My strong belief is that we can discover our pleasure through play and laughter, and being in the present instead of living in the past, or worrying about the future. Coupled with pleasure is the need to discover our passion or purpose for life.

One of the best ways to discover our purpose is to do what Harold Whitman suggests, "Don't ask yourself what the world needs, ask yourself what makes you come alive. And then go and do that. Because what the world needs is people who have come alive."

One method to use to discover your passion is to write your obituary. Write out what you want to accomplish in your life and what you want people to say about you when you die. It helps you discover your mission, purpose, and and passion in life.

Laugh and Live Happier.

Jana

Thursday, July 05, 2007

It's All In the Meaning

My ex-husband Richard, who I affectionately called Dick, used to get very upset when I said the "F" word. Dick, didn't mind when I "f***ed" him, he just didn't want me to say it. He said it wasn't ladylike. As if I was ever a lady.

Anyway it got me thinking. Which is scary, although I am a legend in my own mind. It got me thinking. The "F" word is not bad or dirty by itself, it is the meaning we give it.

For instance let's suppose that the "F" word meant what the word church means and vica versa.

So you might ask your friend if "he was going to "F***" on Sunday." Or you might tell your sister that she "should go to hear the great preacher at "F***." Or a survey would find that 40% of the American population goes to "F***" every Sunday.

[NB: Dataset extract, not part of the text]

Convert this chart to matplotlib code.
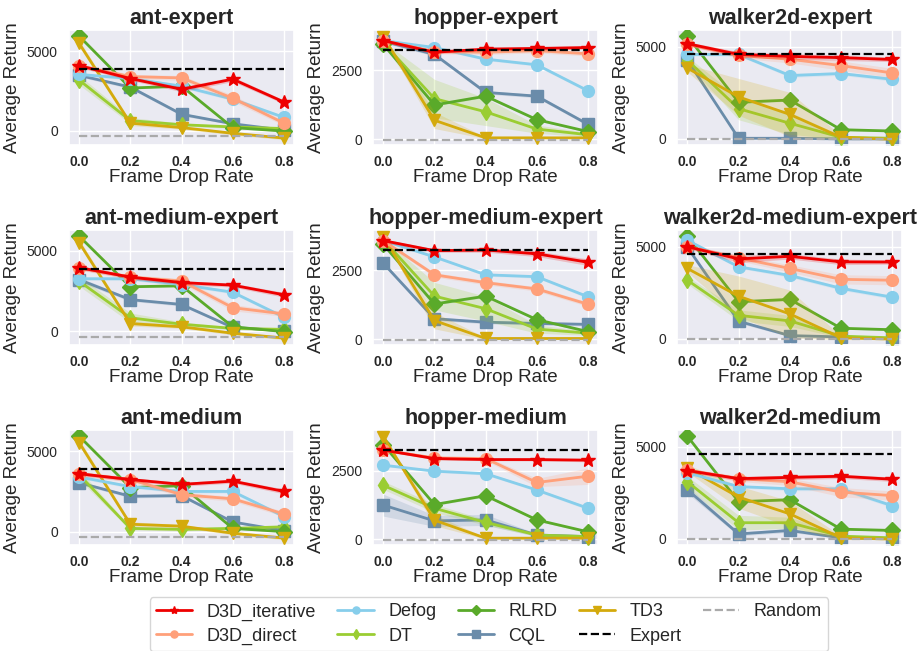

The opposite would also be interesting. If you were really angry at someone you would say, "Well church you." Or, "I churched her brains out last night." Kids would get into big problem if they used the "C" word but saying f*** would be considered okay and very good if you went to f*** on Sunday.

It really isn't the word, it is the meaning that gets us into trouble.

So if you don't like it, well CHURCH YOU!

And so as the little boy answered when asked what part of him was hurt when he fell on the slippery floor, "The End."